KIGALI, Rwanda (AP) — Rwanda’s government is rejecting a report by United Nations experts saying they have “solid evidence” that members of Rwanda’s armed forces are conducting operations in eastern Congo in support of the M23 rebel group whose deadly resurgence has led to talk of war as well as protests against the U.N. peacekeeping force.
The report is a “tactic to distract from real issues,” Rwandan government spokeswoman Yolande Makolo said in a statement describing the report as containing “false allegations.”
U.S. Secretary of State Antony Blinken will visit both countries next week, with the deadly turbulence in mineral-rich eastern Congo leading the agenda.
Rwanda accuses Congo of collaborating with another rebel group, the FDLR, and said regional security can’t be achieved until that issue is addressed. The FDLR was created by ethnic Hutus who fled Rwanda during the country’s 1994 genocide that killed at least 800,000 ethnic Tutsis and moderate Hutus. Congo has denied supporting the group.
“Rwanda has a legitimate and sovereign right to defend our territory and citizens, and not just wait for disaster to unfold,” Makolo said.
In a new report to the U.N. Security Council, obtained by The Associated Press, the experts accused Rwanda’s forces of violating a U.N. arms embargo against Congo by their “direct intervention” into the country, either to support the M23 rebel group or to conduct military operations against the FDLR.
Rwandan military members also violated sanctions by providing weapons, ammunition and uniforms to M23 rebels, the experts’ report said. Attacks by the M23 have become more frequent, longer and stronger, and the territory under the group’s control has “significantly increased,” causing massive displacement of civilians and indiscriminate shelling, the experts added.

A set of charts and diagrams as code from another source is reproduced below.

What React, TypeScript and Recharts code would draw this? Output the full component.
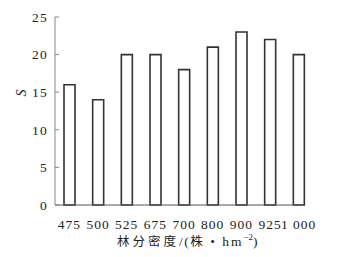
import React from 'react';
import { BarChart, Bar, XAxis, YAxis } from 'recharts';

const categories = ['475', '500', '525', '675', '700', '800', '900', '925', '1 000'];
const values = [16, 14, 20, 20, 18, 21, 23, 22, 20];
const yTicks = [0, 5, 10, 15, 20, 25];

const data = categories.map((c, i) => ({ name: c, s: values[i] }));

const FONT = '"Liberation Serif", "Times New Roman", serif';
const CJK = '"Noto Sans CJK SC", sans-serif';

const YLabel = () => (
  <text
    x={21}
    y={93}
    transform="rotate(-90, 21, 93)"
    textAnchor="middle"
    dominantBaseline="central"
    fontFamily={FONT}
    fontStyle="italic"
    fontSize={14}
    fill="#222"
  >
    S
  </text>
);

const XLabel = () => (
  <text x={117} y={246} textAnchor="start" fontFamily={FONT} fontSize={13.5} fill="#222">
    <tspan fontFamily={CJK} fontSize={12.5} letterSpacing={3}>林分密度</tspan>
    <tspan letterSpacing={1.5}>/(</tspan>
    <tspan fontFamily={CJK} fontSize={12.5} letterSpacing={2}>株</tspan>
    <tspan letterSpacing={2}> • hm</tspan>
    <tspan fontSize={9} dy={-6}>−2</tspan>
    <tspan dy={6}>)</tspan>
  </text>
);

export default function App() {
  return (
    <div style={{ position: 'absolute', left: 0, top: 0, width: 341, height: 257, background: '#fff' }}>
      <BarChart
        width={341}
        height={257}
        data={data}
        margin={{ top: 17, right: 38, bottom: 22, left: 0 }}
        barCategoryGap={0}
      >
        <XAxis
          dataKey="name"
          interval={0}
          tickLine={false}
          tickSize={6}
          tickMargin={8}
          height={30}
          padding={{ left: 0, right: -10 }}
          axisLine={{ stroke: '#555', strokeWidth: 1 }}
          tick={{ fontFamily: FONT, fontSize: 13.5, fill: '#222', letterSpacing: 1 }}
          label={<XLabel />}
        />
        <YAxis
          domain={[0, 25]}
          ticks={yTicks}
          width={55}
          tickSize={-4}
          tickMargin={11}
          axisLine={{ stroke: '#888', strokeWidth: 1 }}
          tickLine={{ stroke: '#888' }}
          tick={{ fontFamily: FONT, fontSize: 13.5, fill: '#222', letterSpacing: 1.2 }}
          label={<YLabel />}
        />
        <Bar
          dataKey="s"
          barSize={11}
          fill="#fff"
          stroke="#333"
          strokeWidth={1.6}
          isAnimationActive={false}
        />
      </BarChart>
    </div>
  );
}
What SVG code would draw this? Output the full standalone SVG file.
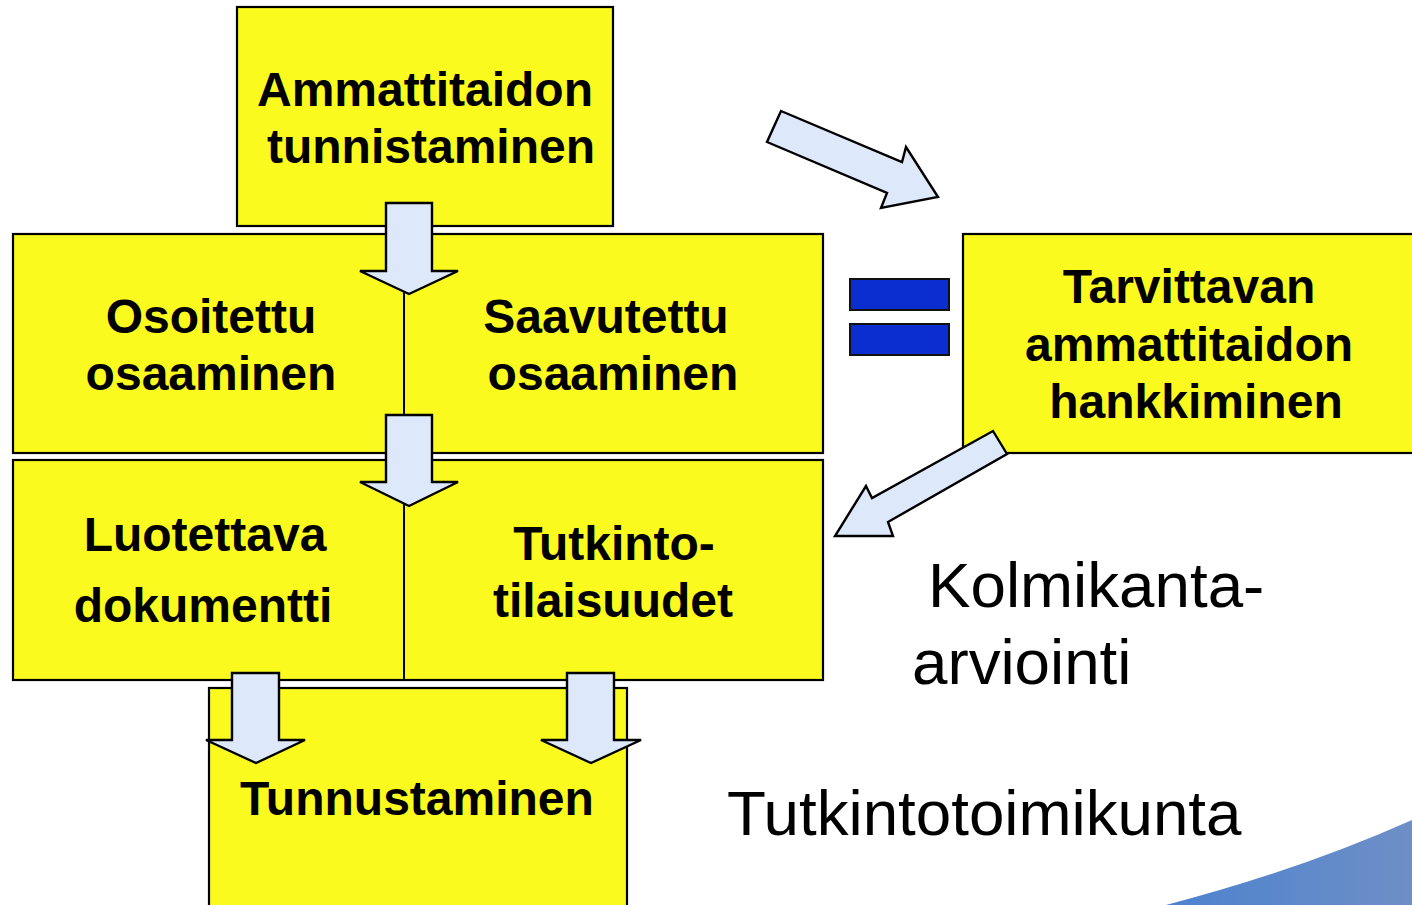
<svg xmlns="http://www.w3.org/2000/svg" width="1412" height="905" viewBox="0 0 1412 905">
<defs>
<style>
.box{fill:#FAFA1E;stroke:#000;stroke-width:2.2}
.div{stroke:#000;stroke-width:2;fill:none}
.arr{fill:#DDE8FA;stroke:#000;stroke-width:2.4;stroke-linejoin:miter}
.eq{fill:#0A2ED0;stroke:#111;stroke-width:2}
.b{font-family:"Liberation Sans",Arial,sans-serif;font-weight:bold;font-size:48px;fill:#000;text-anchor:middle}
.r{font-family:"Liberation Sans",Arial,sans-serif;font-size:63.7px;fill:#000}
</style>
<linearGradient id="sw" x1="0" y1="0" x2="1" y2="0">
<stop offset="0" stop-color="#4C82CF"/>
<stop offset="1" stop-color="#6E8FC6"/>
</linearGradient>
</defs>
<rect width="1412" height="905" fill="#fff"/>
<path d="M1166 905 Q1300 870 1412 820 L1412 905 Z" fill="url(#sw)"/>
<g id="n-top">
<rect class="box" x="237" y="7" width="376" height="219"/>
<text class="b" x="425" y="106">Ammattitaidon</text>
<text class="b" x="431" y="163">tunnistaminen</text>
</g>
<g id="n-row2">
<rect class="box" x="13" y="234" width="810" height="219"/>
<line class="div" x1="404" y1="234" x2="404" y2="453"/>
<text class="b" x="211" y="333">Osoitettu</text>
<text class="b" x="211" y="390">osaaminen</text>
<text class="b" x="606" y="333">Saavutettu</text>
<text class="b" x="613" y="390">osaaminen</text>
</g>
<g id="n-right">
<rect class="box" x="963" y="234" width="460" height="219"/>
<text class="b" x="1189" y="303">Tarvittavan</text>
<text class="b" x="1189" y="361">ammattitaidon</text>
<text class="b" x="1196" y="418">hankkiminen</text>
</g>
<g id="n-row3">
<rect class="box" x="13" y="460" width="810" height="220"/>
<line class="div" x1="404" y1="460" x2="404" y2="680"/>
<text class="b" x="205" y="551">Luotettava</text>
<text class="b" x="203" y="622">dokumentti</text>
<text class="b" x="614" y="560">Tutkinto-</text>
<text class="b" x="613" y="617">tilaisuudet</text>
</g>
<g id="n-bottom">
<rect class="box" x="209" y="688" width="418" height="230"/>
<text class="b" x="417" y="815">Tunnustaminen</text>
</g>
<g id="equals">
<rect class="eq" x="850" y="279" width="99" height="31"/>
<rect class="eq" x="850" y="324" width="99" height="31"/>
</g>
<g id="connectors">
<polygon class="arr" points="386,203 432,203 432,271 458,271 409,294 360,271 386,271"/>
<polygon class="arr" points="386,415 432,415 432,482 458,482 409,506 360,482 386,482"/>
<polygon class="arr" points="232,673 279,673 279,740 305,740 256,763 206,740 232,740"/>
<polygon class="arr" points="567,673 614,673 614,740 641,740 591,763 541,740 567,740"/>
<polygon class="arr" points="781,111 902,162 906,147 938,197 881,208 887,193 767,142"/>
<polygon class="arr" points="993,431 1007,454 888,522 893,536 835,536 866,486 872,498"/>
</g>
<g id="labels">
<text class="r" x="928" y="607">Kolmikanta-</text>
<text class="r" x="912" y="684">arviointi</text>
<text class="r" x="727" y="835">Tutkintotoimikunta</text>
</g>
</svg>
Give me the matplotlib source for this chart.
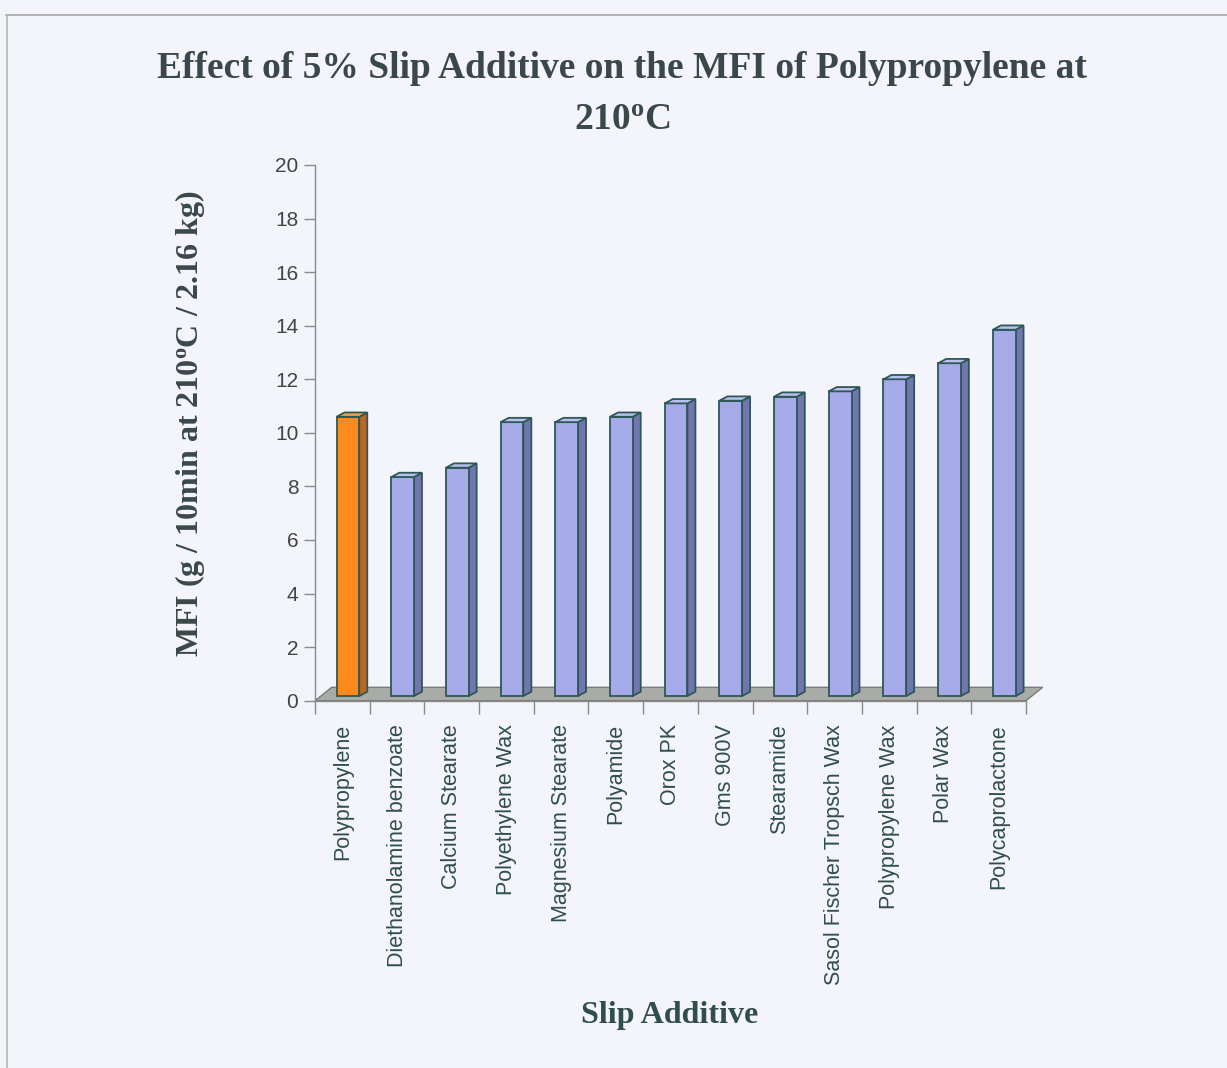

The latest in eastern Congo insecurity has sparked deadly protests against the U.N. peacekeeping force there.
Relations between Congo and its smaller neighbor Rwanda have been fraught for decades. Rwanda alleges that Congo gave refuge to Hutus who carried out the genocide. In the late 1990s, Rwanda twice sent its forces deep into Congo, joining forces with Congolese rebel leader Laurent Kabila to depose the country’s longtime dictator Mobutu Sese Seko.
A meeting between Rwandan President Paul Kagame and Congolese President Felix Tshisekedi in Angola on July 6 produced a statement calling for a return to normal diplomatic relations, a cessation of hostilities, and the “immediate and unconditional withdrawal” of the M23 from its positions in eastern Congo.